Instruction
Reproduce, please, the span of lines beginning at the line with "Emit a web page" and ending at the line with "0.021, 0.011, 0.007];", inclusive, minus any pictures.

Stored rows
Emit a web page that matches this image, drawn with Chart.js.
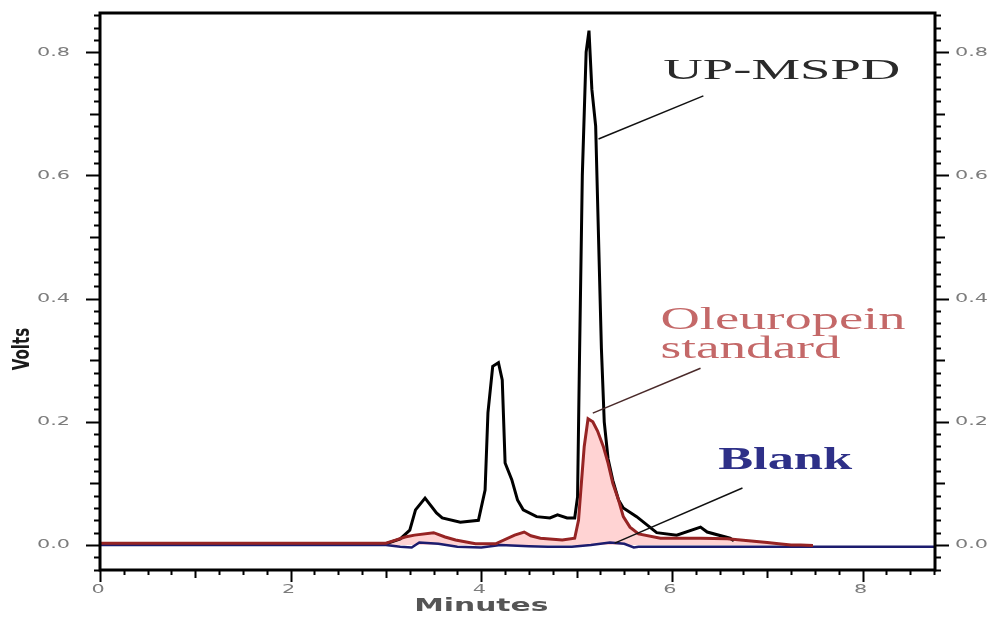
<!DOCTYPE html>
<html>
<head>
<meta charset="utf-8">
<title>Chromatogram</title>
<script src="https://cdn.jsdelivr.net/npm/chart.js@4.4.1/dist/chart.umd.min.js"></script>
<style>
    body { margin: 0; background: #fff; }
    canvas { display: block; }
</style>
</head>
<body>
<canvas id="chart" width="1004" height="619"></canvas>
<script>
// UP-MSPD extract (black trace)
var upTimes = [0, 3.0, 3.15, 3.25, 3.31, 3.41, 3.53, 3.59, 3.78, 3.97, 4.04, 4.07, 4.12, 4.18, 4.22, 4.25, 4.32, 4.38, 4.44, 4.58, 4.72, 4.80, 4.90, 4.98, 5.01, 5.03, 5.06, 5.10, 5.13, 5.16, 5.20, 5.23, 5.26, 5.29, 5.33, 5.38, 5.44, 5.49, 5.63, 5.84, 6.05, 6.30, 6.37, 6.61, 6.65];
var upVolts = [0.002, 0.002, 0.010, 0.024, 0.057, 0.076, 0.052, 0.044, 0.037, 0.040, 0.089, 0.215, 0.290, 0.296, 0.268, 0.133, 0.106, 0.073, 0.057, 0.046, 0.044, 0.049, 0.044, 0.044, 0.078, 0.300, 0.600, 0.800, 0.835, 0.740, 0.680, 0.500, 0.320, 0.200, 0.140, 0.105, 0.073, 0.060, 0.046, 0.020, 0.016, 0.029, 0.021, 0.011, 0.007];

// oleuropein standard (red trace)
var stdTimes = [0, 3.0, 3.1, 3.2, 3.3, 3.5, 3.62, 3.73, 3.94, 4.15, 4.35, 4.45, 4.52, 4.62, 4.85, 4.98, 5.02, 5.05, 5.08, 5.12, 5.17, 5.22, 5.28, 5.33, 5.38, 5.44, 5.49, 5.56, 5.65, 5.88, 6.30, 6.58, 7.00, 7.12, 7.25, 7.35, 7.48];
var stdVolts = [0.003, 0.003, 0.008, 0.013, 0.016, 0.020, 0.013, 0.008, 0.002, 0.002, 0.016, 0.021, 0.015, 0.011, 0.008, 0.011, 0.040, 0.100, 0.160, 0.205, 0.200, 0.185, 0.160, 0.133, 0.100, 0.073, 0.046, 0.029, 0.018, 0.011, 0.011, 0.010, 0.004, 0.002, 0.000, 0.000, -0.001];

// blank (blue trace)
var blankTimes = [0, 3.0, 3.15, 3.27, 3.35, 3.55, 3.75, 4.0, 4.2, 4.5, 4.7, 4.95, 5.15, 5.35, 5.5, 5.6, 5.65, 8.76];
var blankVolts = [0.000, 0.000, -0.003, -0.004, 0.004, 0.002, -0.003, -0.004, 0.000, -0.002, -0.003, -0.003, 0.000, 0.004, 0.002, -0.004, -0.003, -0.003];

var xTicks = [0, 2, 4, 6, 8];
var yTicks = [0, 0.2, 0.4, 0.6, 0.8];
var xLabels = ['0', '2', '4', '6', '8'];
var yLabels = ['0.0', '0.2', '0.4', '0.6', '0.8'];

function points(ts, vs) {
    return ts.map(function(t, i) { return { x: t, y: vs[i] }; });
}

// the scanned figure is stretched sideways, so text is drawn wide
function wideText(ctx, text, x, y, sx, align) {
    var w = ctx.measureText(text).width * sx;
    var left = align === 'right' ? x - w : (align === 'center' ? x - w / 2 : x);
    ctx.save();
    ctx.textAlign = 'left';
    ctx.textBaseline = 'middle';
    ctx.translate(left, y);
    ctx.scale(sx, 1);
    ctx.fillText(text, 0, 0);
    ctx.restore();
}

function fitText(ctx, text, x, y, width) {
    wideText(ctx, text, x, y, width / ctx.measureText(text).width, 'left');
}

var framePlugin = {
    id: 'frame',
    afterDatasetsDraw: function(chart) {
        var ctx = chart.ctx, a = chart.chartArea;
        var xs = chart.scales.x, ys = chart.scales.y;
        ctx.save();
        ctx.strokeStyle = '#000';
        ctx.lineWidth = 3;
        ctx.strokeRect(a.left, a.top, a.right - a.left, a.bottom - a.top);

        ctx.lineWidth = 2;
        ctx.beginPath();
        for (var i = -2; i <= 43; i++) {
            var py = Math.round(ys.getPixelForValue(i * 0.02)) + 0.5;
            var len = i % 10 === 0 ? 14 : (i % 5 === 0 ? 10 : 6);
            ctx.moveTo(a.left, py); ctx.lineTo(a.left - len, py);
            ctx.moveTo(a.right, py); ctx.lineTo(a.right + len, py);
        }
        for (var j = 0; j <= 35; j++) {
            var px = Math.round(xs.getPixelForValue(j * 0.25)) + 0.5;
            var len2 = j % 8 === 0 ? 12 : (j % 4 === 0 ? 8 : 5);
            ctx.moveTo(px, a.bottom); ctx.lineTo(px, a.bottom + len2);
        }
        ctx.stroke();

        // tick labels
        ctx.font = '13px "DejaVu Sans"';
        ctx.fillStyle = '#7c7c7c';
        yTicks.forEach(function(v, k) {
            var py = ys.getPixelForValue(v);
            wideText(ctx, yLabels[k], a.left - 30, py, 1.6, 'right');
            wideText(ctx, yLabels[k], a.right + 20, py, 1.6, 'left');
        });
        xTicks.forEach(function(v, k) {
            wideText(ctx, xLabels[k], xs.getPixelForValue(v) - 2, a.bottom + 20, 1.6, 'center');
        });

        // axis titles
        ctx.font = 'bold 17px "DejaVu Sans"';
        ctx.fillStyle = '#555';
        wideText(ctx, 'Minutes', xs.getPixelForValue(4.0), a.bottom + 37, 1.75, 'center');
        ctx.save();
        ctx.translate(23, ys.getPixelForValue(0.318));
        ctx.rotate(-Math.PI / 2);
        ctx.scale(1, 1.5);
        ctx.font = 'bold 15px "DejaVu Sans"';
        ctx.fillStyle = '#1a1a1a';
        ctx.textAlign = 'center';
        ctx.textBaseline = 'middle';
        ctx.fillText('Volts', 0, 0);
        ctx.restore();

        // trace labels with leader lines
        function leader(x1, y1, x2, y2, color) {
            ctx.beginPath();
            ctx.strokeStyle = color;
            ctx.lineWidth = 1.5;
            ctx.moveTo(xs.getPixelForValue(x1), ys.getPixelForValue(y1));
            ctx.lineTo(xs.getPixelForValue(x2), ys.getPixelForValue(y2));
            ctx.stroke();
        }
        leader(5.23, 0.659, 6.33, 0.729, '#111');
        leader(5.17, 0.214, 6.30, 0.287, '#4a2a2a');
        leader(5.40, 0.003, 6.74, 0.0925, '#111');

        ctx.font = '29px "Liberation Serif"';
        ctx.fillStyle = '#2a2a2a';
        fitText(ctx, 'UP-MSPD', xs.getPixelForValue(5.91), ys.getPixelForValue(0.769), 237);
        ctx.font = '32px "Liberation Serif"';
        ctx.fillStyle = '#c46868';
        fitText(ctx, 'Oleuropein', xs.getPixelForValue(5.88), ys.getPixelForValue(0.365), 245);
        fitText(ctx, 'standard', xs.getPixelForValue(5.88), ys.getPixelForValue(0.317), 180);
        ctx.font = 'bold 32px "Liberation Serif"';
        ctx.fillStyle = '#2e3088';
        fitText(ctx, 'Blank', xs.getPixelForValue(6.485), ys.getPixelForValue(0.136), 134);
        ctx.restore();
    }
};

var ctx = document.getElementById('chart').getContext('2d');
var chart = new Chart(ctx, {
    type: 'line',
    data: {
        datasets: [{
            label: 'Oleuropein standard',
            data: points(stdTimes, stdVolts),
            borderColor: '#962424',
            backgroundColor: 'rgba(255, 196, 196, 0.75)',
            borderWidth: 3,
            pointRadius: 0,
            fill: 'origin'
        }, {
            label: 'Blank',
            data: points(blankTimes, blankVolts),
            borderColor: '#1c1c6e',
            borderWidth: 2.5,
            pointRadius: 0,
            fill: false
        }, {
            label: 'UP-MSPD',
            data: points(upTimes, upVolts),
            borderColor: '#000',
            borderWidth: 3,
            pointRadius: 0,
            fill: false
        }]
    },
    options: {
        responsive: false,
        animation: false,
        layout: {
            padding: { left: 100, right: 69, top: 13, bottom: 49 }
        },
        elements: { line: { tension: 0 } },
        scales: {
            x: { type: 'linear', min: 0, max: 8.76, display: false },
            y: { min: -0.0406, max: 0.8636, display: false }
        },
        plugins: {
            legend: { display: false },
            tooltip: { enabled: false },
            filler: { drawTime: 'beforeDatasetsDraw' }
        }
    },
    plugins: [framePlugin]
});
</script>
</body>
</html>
---
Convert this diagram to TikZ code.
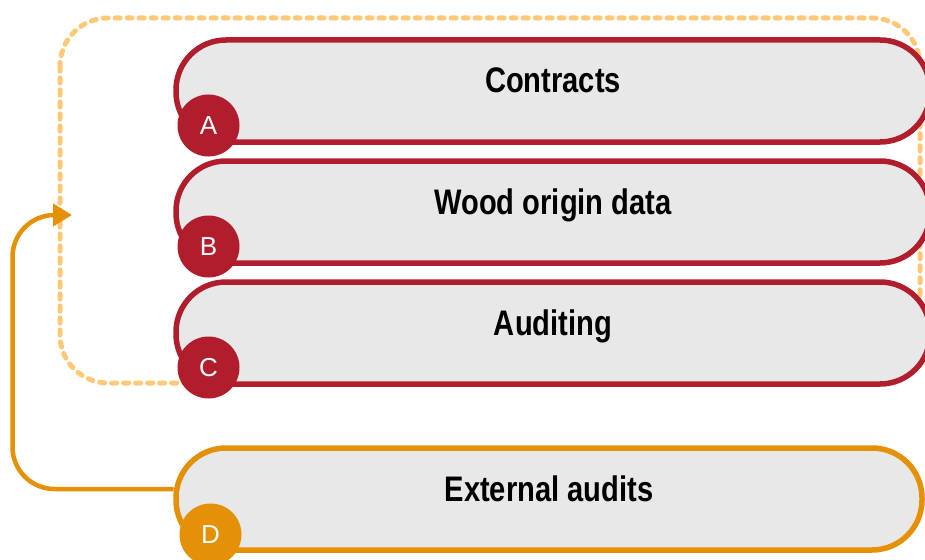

Exercise result
Emit a web page that matches this image, drawn with Chart.js.
<!DOCTYPE html>
<html>
<head>
<meta charset="utf-8">
<title>Chromatogram</title>
<script src="https://cdn.jsdelivr.net/npm/chart.js@4.4.1/dist/chart.umd.min.js"></script>
<style>
    body { margin: 0; background: #fff; }
    canvas { display: block; }
</style>
</head>
<body>
<canvas id="chart" width="1004" height="619"></canvas>
<script>
// UP-MSPD extract (black trace)
var upTimes = [0, 3.0, 3.15, 3.25, 3.31, 3.41, 3.53, 3.59, 3.78, 3.97, 4.04, 4.07, 4.12, 4.18, 4.22, 4.25, 4.32, 4.38, 4.44, 4.58, 4.72, 4.80, 4.90, 4.98, 5.01, 5.03, 5.06, 5.10, 5.13, 5.16, 5.20, 5.23, 5.26, 5.29, 5.33, 5.38, 5.44, 5.49, 5.63, 5.84, 6.05, 6.30, 6.37, 6.61, 6.65];
var upVolts = [0.002, 0.002, 0.010, 0.024, 0.057, 0.076, 0.052, 0.044, 0.037, 0.040, 0.089, 0.215, 0.290, 0.296, 0.268, 0.133, 0.106, 0.073, 0.057, 0.046, 0.044, 0.049, 0.044, 0.044, 0.078, 0.300, 0.600, 0.800, 0.835, 0.740, 0.680, 0.500, 0.320, 0.200, 0.140, 0.105, 0.073, 0.060, 0.046, 0.020, 0.016, 0.029, 0.021, 0.011, 0.007];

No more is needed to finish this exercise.